Roy Cohen, à la tête de Lahav, la Chambre des organisations et entreprises indépendantes, a déclaré qu’une « fois de plus, le gouvernement prouve qu’il fait appliquer le confinement de manière sélective et le public, les travailleurs indépendants et les petits commerçants, en payent le prix fort ».
Shai Berman, directeur de l’Association israélienne des restaurants, a déclaré que « ce confinement, comme toute la gestion de cette crise du coronavirus, est un échec retentissant pour le gouvernement israélien. Qui paye le prix de cette répression sélective ? Le secteur du commerce en général et l’industrie de la restauration en particulier. »
Eliran Bardogo, qui dirige un groupe militant pour l’ouverture des évènements culturels, a déclaré que « les images de Jérusalem d’aujourd’hui dépassent l’entendement. Depuis un an, le monde de la culture et des évènements est à l’arrêt, et même après avoir rencontré le Premier ministre, il n’y a pas l’espoir d’une réouverture ».
Des résidents de Tel Aviv ont également fustigé la police, qui pénalise des infractions mineures dans la ville laïque de Tel Aviv, notamment en contrôlant les automobilistes à des check-points, et empêche les gens de rester quelques instants sur la place Dizengoff, dans le centre-ville.
« Quand j’ai vu les rassemblements à Jérusalem, j’ai eu l’impression qu’ils me riaient au nez », a déclaré un habitant de Tel Aviv à Ynet. « Cela fait déjà quelques semaines que la police ne laisse pas les résidents s’asseoir sur une place totalement vide, et d’un autre côté, des milliers de personnes se réunissent à Jérusalem sans aucune répression. »

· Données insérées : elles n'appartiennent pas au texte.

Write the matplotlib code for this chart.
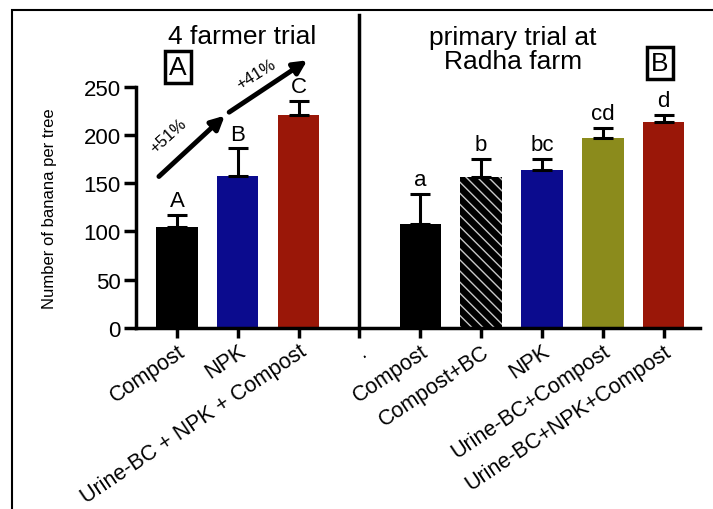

Les dirigeants de groupes ultra-orthodoxes extrémistes du quartier de Mea Shéarim, à Jérusalem, ont demandé à leurs fidèles de quitter travail et étude pour assister aux funérailles et des bus de transport ont été organisés, à rapporté Ynet.
Durant l’évènement, un organisateur a demandé aux participants, de manière absurde, « d’adhérer aux règles du ministère de la Santé ».
Certains participants ont déclaré à Ynet que « nous avons déjà eu le coronavirus. Le virus n’est plus que chez vous [les laïcs]. »
Nathan Rozenblum, qui a assisté à l’enterrement, a déclaré à la Douzième chaîne que « tristement, j’ai dû assister à de nombreux enterrements, à cause du coronavirus, et nous avons appris la leçon ».
Mais ce rabbin était « directeur d’une yeshiva pendant 75 ans et a enseigné à des dizaines de milliers » de personnes, a-t-il dit.
Rozenblum a déclaré que le fait que seulement 4 000 personnes aient pris part aux funérailles était une preuve de retenue de la part de la communauté. Mais les médias ont fait état de 10 000 participants.
Walla a également rapporté que des écoles avaient rouvert dimanche matin dans certains quartiers de Jérusalem, malgré le confinement.